When watching the power graph (visualized from ps in the preprocessor), I 
see a large spike starting at 10 sines and moving up, then wrapping 
around. It is slowly diminished, but never goes away.. It's also only much 
more diminished while "moving" (slowly increasing frequency), and much 
less so at the wraparound point.

This was with a tail of 5*framesize (M=5).

However, if I set the tail to M=1, the filter seems to adapt much more 
quickly, and also gives much better results; the moving sine is now almost 
gone. Odd.

Next test, I delayed the signal added to the mic by one frame and set M=2. 
Still adapts, but does so much slower. Good.

Next test, delay the signal 3 frames, keep M=2. Complete deterioation of 
state; output is just noise, and the preprocessor starts spitting out NaN 
values for loudness and Zlast.

Repeat with M=5 (mic still delayed 3 frames). Adapts, but does not 
completely cancel as it did earlier, and has very little cancellation for 
the "edges" (when the sine wraps from 110 sines/frame back to 10 
sines/frame).

Repeat with M=5 and mic delayed 8 frames. No cancellation, as expected.

So... Next step, I skimmed through the "Multidelay Block Frequency Domain 
Adaptive Filter" paper, which I understand mdf.c is based on. If I 
understand this correctly:
  - it keeps the frequency domain of the last M frames (in the X array)
  - The "output" (the signal to cancel?), is computed by taking the
    last M frequency domains, multiply each frequency band by a weight,
    sum them together and inverse FFT. The weights are stored in W.
  - Update W through some magic.

If I got that right, then for the 'mic delay by 3 frames', I'd expect the 
W[0] to W[3*N] to be 0 (or close to it), then W[3*N] to W[4*N] to be 0.5, 
and the rest 0.

First off, it seems W is stored 'backwards'. The first values are for the 
oldest frame, ok :)

However, when peeking at the values, it seems that the weights for 
frame 0 (newest) are very low.
For frame 1, they are slightly positive.
For frame 2, they are fairly low, except in the specific 
range of my test signal, where they range from somwhat posivie (around 
0.25) to somewhat negative (-0.25).
For frame 3, they are positive all around, around the 0.5 area, but higher 
in the frequency bands of my test signal.
For frame 4, they are very low, except in the range of the test signal, 
where they are slightly negative.
For frame 5, they are low, but positive.
For the rest of the frames, the weights switch from "slightly positive" to 
"slightly negative" -- odd index frames are positive, even index are 
negative.

If I delay the signal by 4 frames instead, it wants to use 
indexes 2, 4 and 6 (with emphasis on 4), with the negatives in 
frames 3 and 5 (and less so in all other odd-index frames).

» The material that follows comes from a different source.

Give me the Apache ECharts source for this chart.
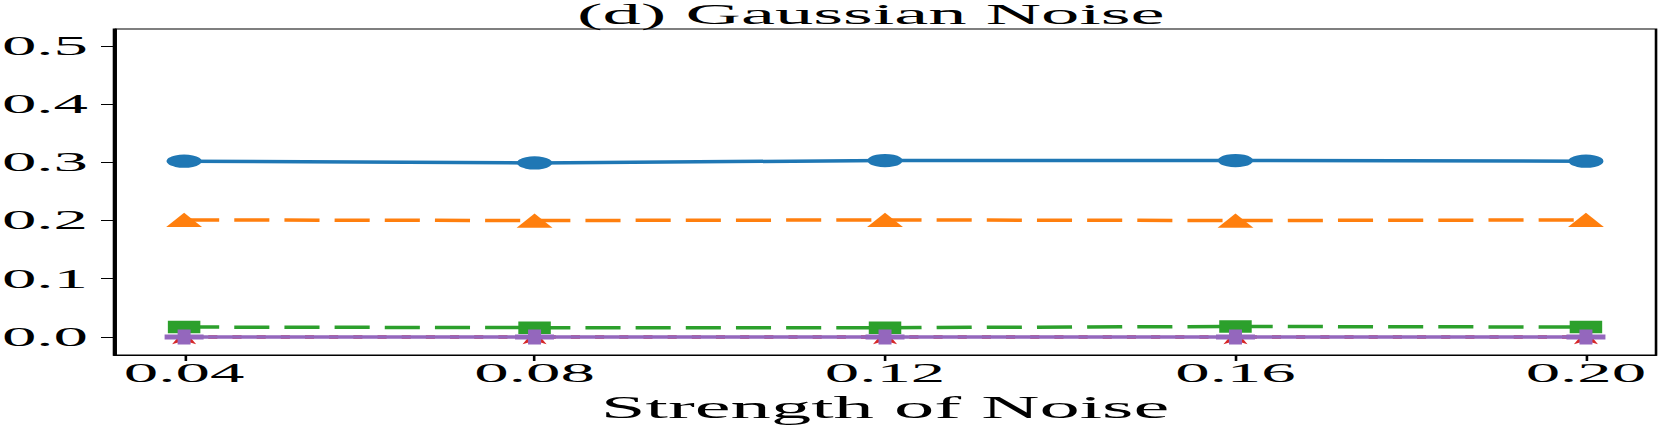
<!DOCTYPE html>
<html>
<head>
<meta charset="utf-8">
<title>(d) Gaussian Noise</title>
<script src="https://cdn.jsdelivr.net/npm/echarts@6/dist/echarts.min.js"></script>
<style>
	html, body {
		margin: 0;
		padding: 0;
		overflow: hidden;
		background: #fff;
	}
	/* 原图是横向拉伸的，这里先按窄宽度画，再横向放大 */
	#echarts1 {
		width: 639px;
		height: 425px;
		transform: scaleX(2.5994);
		transform-origin: 0 0;
	}
</style>
</head>
<body>
<div id="echarts1"></div>
<script>
	// 数据
	var noiseLevels = [0.04, 0.08, 0.12, 0.16, 0.20];
	var blueValues = [0.302, 0.299, 0.303, 0.303, 0.302];
	var orangeValues = [0.201, 0.200, 0.201, 0.200, 0.201];
	var greenValues = [0.017, 0.016, 0.016, 0.018, 0.017];
	var redValues = [0.000, 0.000, 0.000, 0.000, 0.000];
	var purpleValues = [0.000, 0.000, 0.000, 0.000, 0.000];
	var yTicks = [0.0, 0.1, 0.2, 0.3, 0.4, 0.5];
	var xTicks = [0.04, 0.08, 0.12, 0.16, 0.20];

	var font = 'Liberation Serif';
	var starPath = 'path://M50,0 L61.17,34.63 L97.55,34.55 L68.07,55.87 L79.39,90.45 L50,69 L20.61,90.45 L31.93,55.87 L2.45,34.55 L38.83,34.63 Z';
	var plusPath = 'path://M1,0 H2 V1 H3 V2 H2 V3 H1 V2 H0 V1 H1 Z';

	function pairs(vals) {
		return noiseLevels.map(function(x, i) {
			return [x, vals[i]];
		});
	}

	function makeSeries(name, vals, color, symbol, size, dash) {
		return {
			name: name,
			type: 'line',
			data: pairs(vals),
			symbol: symbol,
			symbolSize: size,
			showSymbol: true,
			animation: false,
			lineStyle: {
				color: color,
				width: 3.5,
				type: dash || 'solid'
			},
			itemStyle: {
				color: color,
				opacity: 1
			}
		};
	}

	var option1 = {
		animation: false,
		title: {
			text: '(d) Gaussian Noise',
			left: 335,
			top: -1,
			padding: 0,
			textAlign: 'center',
			textStyle: {
				fontFamily: font,
				fontSize: 29.5,
				fontWeight: 'normal',
				color: '#000'
			}
		},
		grid: {
			left: 43.86,
			right: 1.92,
			top: 29,
			bottom: 70,
			containLabel: false,
			outerBoundsMode: 'none',
			show: true,
			borderColor: '#000',
			borderWidth: 1
		},
		xAxis: {
			type: 'value',
			min: 0.032,
			max: 0.208,
			name: 'Strength of Noise',
			nameLocation: 'middle',
			nameGap: 30.5,
			nameTextStyle: {
				fontFamily: font,
				fontSize: 31,
				color: '#000'
			},
			splitLine: { show: false },
			axisLine: { show: true, onZero: false, lineStyle: { color: '#000', width: 1 } },
			axisTick: {
				show: true,
				length: 6,
				customValues: xTicks,
				lineStyle: { color: '#000', width: 1 }
			},
			axisLabel: {
				customValues: xTicks,
				margin: 5,
				fontFamily: font,
				fontSize: 26.5,
				color: '#000',
				formatter: function(v) { return v.toFixed(2); }
			}
		},
		yAxis: {
			type: 'value',
			min: -0.031,
			max: 0.529,
			splitLine: { show: false },
			axisLine: { show: true, onZero: false, lineStyle: { color: '#000', width: 1 } },
			axisTick: {
				show: true,
				length: 5,
				customValues: yTicks,
				lineStyle: { color: '#000', width: 1 }
			},
			axisLabel: {
				customValues: yTicks,
				margin: 10,
				fontFamily: font,
				fontSize: 26.5,
				color: '#000',
				formatter: function(v) { return v.toFixed(1); }
			}
		},
		series: [
			makeSeries('blue', blueValues, '#1f77b4', 'circle', [13.5, 13.3]),
			makeSeries('orange', orangeValues, '#ff7f0e', 'triangle', [13.8, 14.2], [13.5, 5.8]),
			makeSeries('green', greenValues, '#2ca02c', 'rect', [12.5, 12.5], [13.5, 5.8]),
			makeSeries('red', redValues, '#d62728', starPath, [15, 14.5], [3.5, 5.8]),
			makeSeries('purple', purpleValues, '#9467bd', plusPath, [15, 15])
		]
	};

	var chartDom = echarts.init(document.getElementById('echarts1'), null, { renderer: 'svg' });
	chartDom.setOption(option1);
</script>
</body>
</html>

Looking at the negative weights closest in time to the actual echo, I see 
they are more negative near the "edges" of my test signal, so it seems 
they're an artifact of trying to cope with the fact that my signal jumps 
in frequency every 2 seconds.

If I manually force W to be 0 all over, and 0.5 for the real parts of the 
4th delayed frame, echo cancellation is perfect.

If I initialize W to the "perfect" value, it stays more or less at that 
level, though it does adapt away from it every so slightly in the 
frequency bands where there are no components at all in the "speaker" 
signal.

.. So my question is, why doesn't W adapt to the perfect values? Is there 
something that can be done to tune the adaption?